Defense Minister Ehud Barak said Sunday that the downfall of Syrian President Bashar Assad would be a blessing for the Middle East."
Speaking at the World Policy Conference in Vienna, Barak predicted that Assad and his clique would be forced out of power within weeks.
Barak additionally discussed sanctions against Iran and its nuclear program, saying there is still time for crippling world sanctions on Iran's energy sector and its leadership to force Tehran to give up nuclear programs that could be used to make such arms.
Syrian security forces on Sunday killed at least 18 people in several areas of the country that observed a general strike to protest the government's crackdown on pro-democracy protesters, said the Local Coordination Committees in Syria, an opposition online group.
Sunday also saw hundreds of army defectors in southern Syria fought armored loyalist forces Sunday in the biggest armed confrontations in the nine-month uprising against President Bashar Assad, residents and activists said.
The Arab League said Sunday it would meet in "seven or 10 days" to discuss the situation in Syria.
"There is an agreement until now that the Syrian crisis should be solved within an Arab framework," said the head of the pan-Arab organization Nabil al-Arabi, in the Qatari capital Doha.

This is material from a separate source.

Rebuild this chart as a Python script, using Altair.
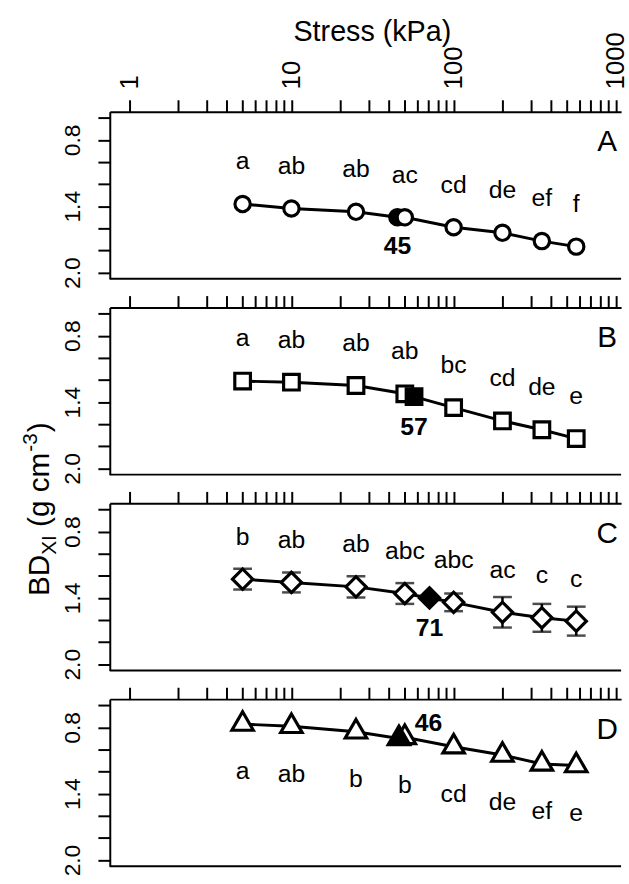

He added that the exact date of the meeting of the Cairo-based bloc's foreign ministers had yet to be set.
Al-Arabi told reporters that economic sanctions endorsed by the Arab League were to take effect starting on December 27.
The organization ordered the unprecedented sanctions on Damascus last month and said they would be lifted once Syria allowed Arab monitors into the country.
Syria set lifting the sanctions as a condition for agreeing to receive observers.